Dr Norins, who received a Bachelors degree from Johns Hopkins University, undertook postgraduate studies at the Walter and Eliza Hall Institute with Nobel Prize winner Sir Macfarlane Burnet from 1962 to 1964, receiving a PhD degree in immunology. After a decade studying infectious disease at the US Centers for Disease Control, Dr Norins moved into publishing, specialising in medical newsletters. Mrs Norins is a business partner of Dr Norins in their publishing enterprises.
Dr Norins said Johns Hopkins and the Walter and Eliza Hall Institute had aided the formative years of his career. “I have seen the rewards of exposing younger scientists to cross-training at top institutions in other countries,” Dr Norins said. “Not only does it promote exchange of science knowledge and techniques, but it broadens their world outlook in this time of increased globalisation. We wanted to enhance such opportunities for future generations of researchers.”

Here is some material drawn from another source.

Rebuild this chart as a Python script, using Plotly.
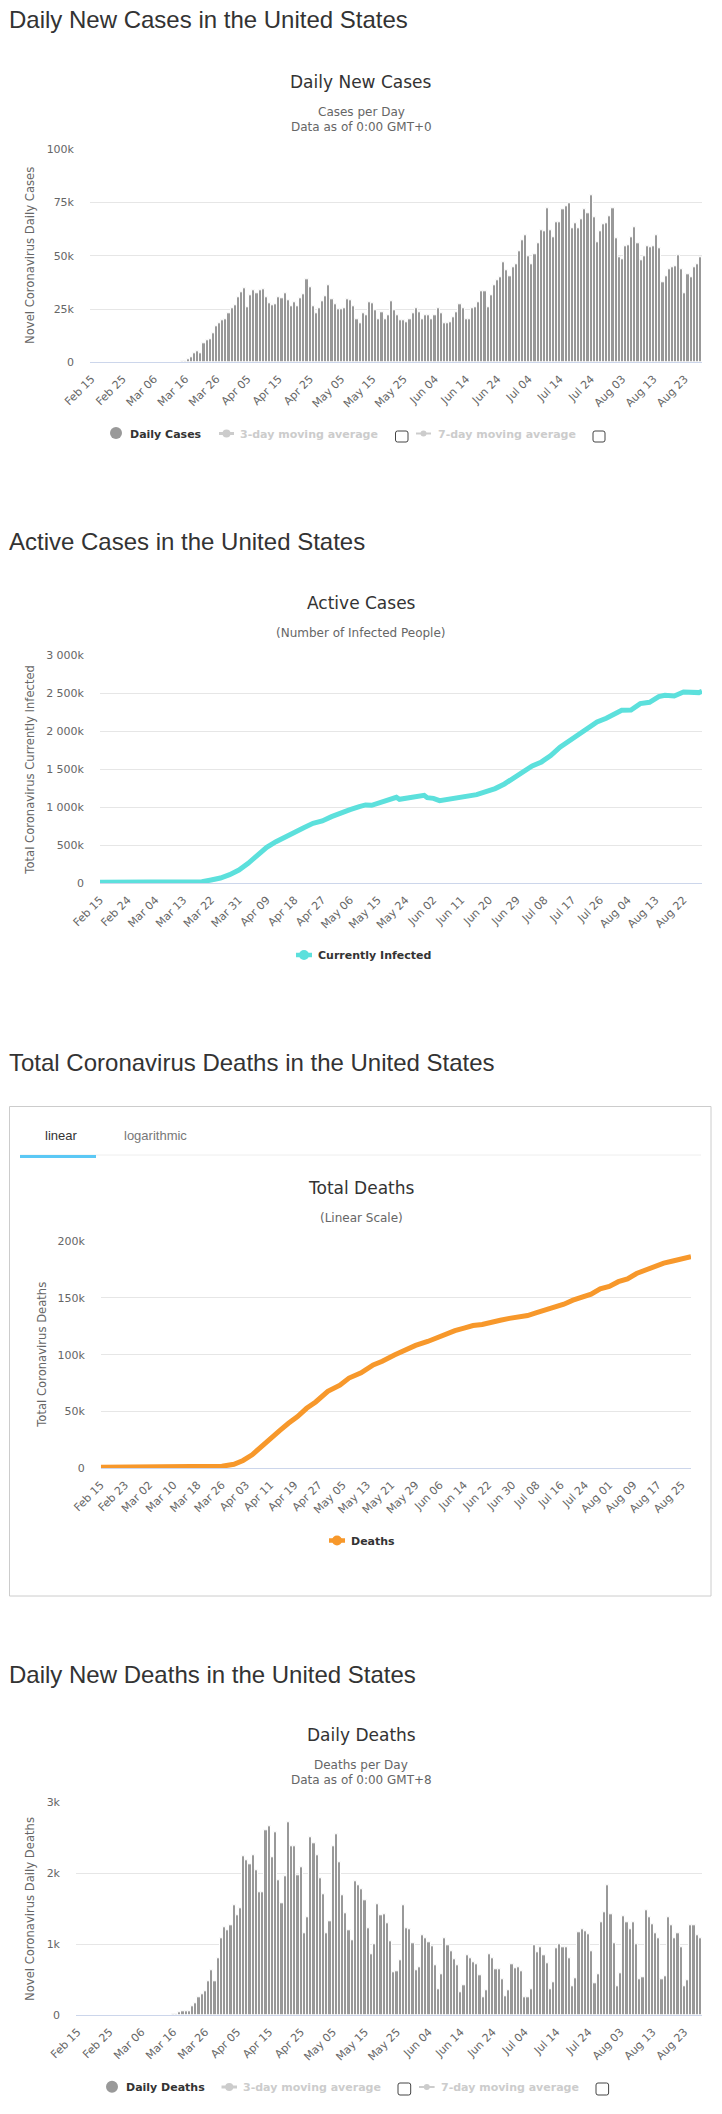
import pandas as pd
import plotly.graph_objects as go

W, H = 722, 2114
categories = list(pd.date_range("2020-02-15", periods=196).strftime("%b %d"))

# Daily new cases, thousands
daily_cases = [0]*29 + [
 0.5,0.5,1.6,2.5,4.4,5.3,4.4,9.1,10.1,11,13.4,17.1,18.5,19.5,20,22.8,25.2,26.6,30.3,32.7,34.6,25.6,31.3,33.6,32.2,33.6,34.1,
 30.3,27.5,26.6,27,30.3,29.9,32.2,28.9,26.1,28,26.1,29.9,31.8,38.8,35.1,26.1,22.8,25.2,28.5,30.8,36,29.4,27,24.7,24.7,25.2,
 29.4,28.9,26.1,20.4,18.5,22.8,21.9,28,27.5,24.2,20,23.3,20.4,22.3,28.5,24.2,21.9,19.5,19.5,19,20.4,22.8,25.2,23.7,20.4,22.3,
 21.9,20.4,22.3,25.2,22.8,18.5,18.5,
 19,20.9,23.3,27,25.2,20,20.4,25.2,25.6,28,33.2,33.2,25.6,31.3,36,38.4,39.8,46.8,43.1,40.2,44.5,45.9,52,57.2,59.6,49.7,45.9,
 50.6,55.8,61.9,61.5,72.3,61.9,58.6,65.7,65.7,71.8,73.3,74.7,62.9,65.2,62.9,67.1,71.8,70,78.4,68.1,56.3,61.5,64.8,65.2,68.5,
 72.3,58.2,49.2,48.3,54.4,54.9,58.6,63.4,55.8,47.8,49.7,54.4,53.9,54.4,59.6,53.4,37.4,40.2,43.5,44.5,45,50.1,43.5,32.2,41.2,
 39.8,44.5,45.9,49.2]

# Daily new deaths
daily_deaths = [0]*30 + [
 14,14,47,61,61,61,131,174,258,300,343,484,639,484,808,1089,1244,1202,1272,1554,1413,1512,2244,2188,2132,2258,2047,1737,1737,
 2610,2667,2230,2582,1906,1582,1962,2723,2385,2385,1977,2089,1160,1385,2512,2427,2258,1934,1709,1160,1329,2385,2554,2160,1695,
 1441,1202,1061,1892,1836,1779,1624,1230,864,1005,1568,1413,1427,1300,1047,610,624,779,1554,1230,1216,1019,639,681,1131,1089,
 1033,977,709,371,582,1089,991,
 906,793,709,329,427,850,808,751,723,568,258,357,864,808,653,653,512,272,357,723,667,681,624,258,258,371,991,892,962,850,737,
 371,470,948,1005,962,962,808,413,526,1174,1216,1188,1146,906,455,582,1315,1455,1836,1427,1019,413,596,1399,1315,1216,1315,
 1005,512,540,1484,1385,1286,1160,1089,512,554,1385,1272,1089,1160,962,413,498,1272,1272,1131,1089]

# Active cases (thousands) at the days
active_days = [0,10,20,30,33,36,39,42,45,48,51,54,57,60,63,66,69,72,75,78,81,84,86,88,91,94,96,97,100,103,105,106,108,110,113,
 116,119,122,125,128,131,134,137,140,143,146,149,152,155,158,161,164,167,169,172,175,178,181,183,186,189,192,194,195]
active_values = [15,15,15,15,20,44,70,114,175,263,368,474,548,614,671,732,789,820,877,930,969,1009,1031,1026,1066,1101,1132,1105,
 1123,1136,1158,1127,1118,1088,1110,1123,1145,1167,1206,1246,1307,1391,1456,1544,1597,1680,1790,1873,1956,2030,2122,2171,2241,
 2276,2280,2364,2381,2456,2474,2465,2517,2504,2509,2526]

# Total deaths (thousands) at the days
death_days = [0,10,20,30,36,40,44,47,50,53,56,59,62,65,68,71,75,79,82,86,90,93,97,100,104,108,111,114,117,120,123,126,129,
 132,135,138,141,144,147,150,153,156,159,162,165,168,171,174,177,180,183,186,189,192,195]
death_values = [0.9,0.9,0.9,0.9,1.3,1.9,3.5,6.9,11.9,19.2,26,33,39.6,45.5,52.8,58.4,67.8,73.2,79.4,84,91,94.2,99.7,103.4,108.1,
 111.6,115,118.7,121.2,123.4,125.6,126.5,128.7,130.3,131.9,133.1,134.4,136.9,139.1,142.2,144.4,147.9,151,153.2,157.9,
 160.1,164.2,166.7,171.4,174.3,178,180.6,182.4,184,186.2]

BAR = "#999999"; CYAN = "#5CE0DC"; ORANGE = "#F7982B"
GRID = "#E6E6E6"; AXIS = "#CCD6EB"; LABEL = "#666666"; DARK = "#333333"
FONT = "DejaVu Sans"; HEAD = "Liberation Sans"

fx = lambda x: x / W
fy = lambda y: 1 - y / H

fig = go.Figure()
annos, shapes = [], []

def text(s, x, y, size=12, color=LABEL, anchor="left", family=FONT, angle=0):
    annos.append(dict(text=s, x=fx(x), y=fy(y), xref="paper", yref="paper", xanchor=anchor, yanchor="middle",
                      showarrow=False, textangle=angle, font=dict(size=size, color=color, family=family),
                      borderpad=0, borderwidth=0))

def axes(n, left, right, top, bottom, yr, ytv, ytt, step, xr):
    sfx = "" if n == 1 else str(n)
    fig.layout["xaxis" + sfx] = dict(domain=[fx(left), fx(right)], anchor="y" + sfx, type="category", automargin=False,
        categoryorder="array", categoryarray=categories, range=xr, tickmode="array",
        tickvals=categories[::step], ticktext=categories[::step], tickangle=-45, showgrid=False,
        showline=True, linecolor=AXIS, linewidth=1, ticks="", ticklabelstandoff=5,
        tickfont=dict(size=11, color=LABEL, family=FONT))
    fig.layout["yaxis" + sfx] = dict(domain=[fy(bottom), fy(top)], anchor="x" + sfx, range=yr, tickmode="array", automargin=False,
        tickvals=ytv, ticktext=ytt, showgrid=True, gridcolor=GRID, gridwidth=1, zeroline=False, showline=False,
        ticks="", ticklabelstandoff=15, tickfont=dict(size=11, color=LABEL, family=FONT))

def bars(n, y, name):
    sfx = "" if n == 1 else str(n)
    fig.add_trace(go.Bar(x=categories, y=y, name=name, marker=dict(color=BAR, line=dict(color="white", width=1)),
                         xaxis="x" + sfx, yaxis="y" + sfx, showlegend=False))

def line(n, days, vals, color, name):
    sfx = str(n)
    fig.add_trace(go.Scatter(x=[categories[d] for d in days], y=vals, mode="lines", name=name,
                             line=dict(color=color, width=5), xaxis="x" + sfx, yaxis="y" + sfx, showlegend=False))

def dot(cx, cy, r, color):
    shapes.append(dict(type="circle", xref="paper", yref="paper", x0=fx(cx - r), x1=fx(cx + r), y0=fy(cy - r), y1=fy(cy + r),
                       fillcolor=color, line=dict(width=0)))

def stroke(x0, x1, y, color, w):
    shapes.append(dict(type="line", xref="paper", yref="paper", x0=fx(x0), x1=fx(x1), y0=fy(y), y1=fy(y),
                       line=dict(color=color, width=w)))

def box(x0, x1, y0, y1, color="#CCCCCC", w=1):
    shapes.append(dict(type="rect", xref="paper", yref="paper", x0=fx(x0), x1=fx(x1), y0=fy(y0), y1=fy(y1),
                       line=dict(color=color, width=w), fillcolor="rgba(0,0,0,0)"))

def checkbox(x0, x1, y0, y1, r=2):
    pts = [("M", x0 + r, y0), ("L", x1 - r, y0), ("Q", x1, y0, x1, y0 + r), ("L", x1, y1 - r), ("Q", x1, y1, x1 - r, y1),
           ("L", x0 + r, y1), ("Q", x0, y1, x0, y1 - r), ("L", x0, y0 + r), ("Q", x0, y0, x0 + r, y0)]
    parts = []
    for p in pts:
        coords = p[1:]
        pairs = [f"{fx(coords[i])},{fy(coords[i + 1])}" for i in range(0, len(coords), 2)]
        parts.append(p[0] + " ".join(pairs))
    shapes.append(dict(type="path", xref="paper", yref="paper", path=" ".join(parts) + " Z",
                       line=dict(color="#444444", width=1), fillcolor="rgba(0,0,0,0)"))

def legend_mark(x0, x1, y, color, w=3, r=4):
    stroke(x0, x1, y, color, w)
    dot((x0 + x1) / 2, y, r, color)

# Chart 1
axes(1, 90, 702, 149.3, 362.3, [0, 100], [0, 25, 50, 75, 100], ["0", "25k", "50k", "75k", "100k"], 10, [-0.5, 195.5])
bars(1, daily_cases, "Daily Cases")
text("Daily New Cases in the United States", 9, 20, 24, DARK, family=HEAD)
text("Daily New Cases", 361, 81.7, 17, DARK, "center")
text("Cases per Day", 361, 112, 12, LABEL, "center")
text("Data as of 0:00 GMT+0", 361, 126.7, 12, LABEL, "center")
text("Novel Coronavirus Daily Cases", 30, 256, 11.6, LABEL, "center", angle=-90)
dot(116, 433, 6, BAR)
text("<b>Daily Cases</b>", 129.5, 434.5, 11, DARK)
legend_mark(219, 234, 433.5, "#CCCCCC")
text("<b>3-day moving average</b>", 240, 434.5, 11, "#CCCCCC")
checkbox(395.5, 408, 431, 442)
legend_mark(416, 431, 433.5, "#CCCCCC", 2, 3)
text("<b>7-day moving average</b>", 437.5, 434.5, 11, "#CCCCCC")
checkbox(593, 605, 431, 442)

# Chart 2
axes(2, 100, 702, 655.3, 883.3, [0, 3000], [0, 500, 1000, 1500, 2000, 2500, 3000],
     ["0", "500k", "1 000k", "1 500k", "2 000k", "2 500k", "3 000k"], 9, [0, 195])
line(2, active_days, active_values, CYAN, "Currently Infected")
text("Active Cases in the United States", 9, 541.7, 24, DARK, family=HEAD)
text("Active Cases", 361, 602.7, 17, DARK, "center")
text("(Number of Infected People)", 361, 632.7, 12, LABEL, "center")
text("Total Coronavirus Currently Infected", 30, 769.7, 11.6, LABEL, "center", angle=-90)
legend_mark(296, 312, 955, CYAN, 4.5, 5)
text("<b>Currently Infected</b>", 317.7, 955.5, 11, DARK)

# Chart 3
box(9.5, 711, 1106.5, 1596, "#CCCCCC", 1)
text("Total Coronavirus Deaths in the United States", 9, 1062.5, 24, DARK, family=HEAD)
stroke(20, 701, 1155, "#EEEEEE", 1)
stroke(20, 96, 1156.5, "#5BC8F5", 3)
text("linear", 60.5, 1135.5, 13, DARK, "center", family=HEAD)
text("logarithmic", 155, 1135.5, 13, "#777777", "center", family=HEAD)
axes(3, 100.8, 691, 1241, 1468.3, [0, 200], [0, 50, 100, 150, 200], ["0", "50k", "100k", "150k", "200k"], 8, [0, 195])
line(3, death_days, death_values, ORANGE, "Deaths")
text("Total Deaths", 361, 1187.7, 17, DARK, "center")
text("(Linear Scale)", 361, 1218, 12, LABEL, "center")
text("Total Coronavirus Deaths", 42, 1354.8, 11.6, LABEL, "center", angle=-90)
legend_mark(329, 345, 1540.5, ORANGE, 4.5, 5)
text("<b>Deaths</b>", 351, 1541, 11, DARK)

# Chart 4
axes(4, 76, 702, 1802.3, 2015.3, [0, 3000], [0, 1000, 2000, 3000], ["0", "1k", "2k", "3k"], 10, [-0.5, 195.5])
bars(4, daily_deaths, "Daily Deaths")
text("Daily New Deaths in the United States", 9, 1674, 24, DARK, family=HEAD)
text("Daily Deaths", 361, 1734.7, 17, DARK, "center")
text("Deaths per Day", 361, 1765, 12, LABEL, "center")
text("Data as of 0:00 GMT+8", 361, 1779.7, 12, LABEL, "center")
text("Novel Coronavirus Daily Deaths", 30, 1909, 11.6, LABEL, "center", angle=-90)
dot(112, 2086.7, 6, BAR)
text("<b>Daily Deaths</b>", 125.7, 2087.5, 11, DARK)
legend_mark(221.5, 237, 2087, "#CCCCCC")
text("<b>3-day moving average</b>", 243, 2087.5, 11, "#CCCCCC")
checkbox(398, 410.7, 2083, 2095)
legend_mark(419, 434.6, 2087, "#CCCCCC", 2, 3)
text("<b>7-day moving average</b>", 440.6, 2087.5, 11, "#CCCCCC")
checkbox(596, 608.6, 2083, 2095)

fig.update_layout(width=W, height=H, margin=dict(l=0, r=0, t=0, b=0), paper_bgcolor="white", plot_bgcolor="white",
                  bargap=0, annotations=annos, shapes=shapes, showlegend=False)
fig.write_html("out.html", post_script="document.body.style.margin='0';", config={"displayModeBar": False})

The director of the Walter and Eliza Hall Institute, Professor Doug Hilton, said he was thrilled that Dr and Mrs Norins had chosen to remember Dr Norins’ time at the institute and at Johns Hopkins University in such a generous and thoughtful way.
“Improving human health through medical research is truly a global effort,” said Professor Hilton. “An exchange program such as that enabled by Dr and Mrs Norins allows researchers to collaborate much more closely, bringing together more minds and strategies to solve complex problems.
“Dr Norins’ career path, taking him between continents to receive the best scientific training, reflects the experiences of many medical researchers, particularly those in Australia. I am delighted to think that, in the future, this fund will benefit both Australian and North American researchers, allowing reciprocal exchanges between two important research centres.”
Both the Walter and Eliza Hall Institute and Johns Hopkins University were founded through philanthropy, and the generosity of many in the Australian and American communities remains a significant source of financial support for both institutions.
Professor Hilton said the institute’s focus on understanding, preventing and treating cancer, immune disorders and infectious diseases, was complemented by the research strengths of Johns Hopkins University. “Both Australia and the United States will benefit greatly from exchanges supported by the Norins Fund,” he said.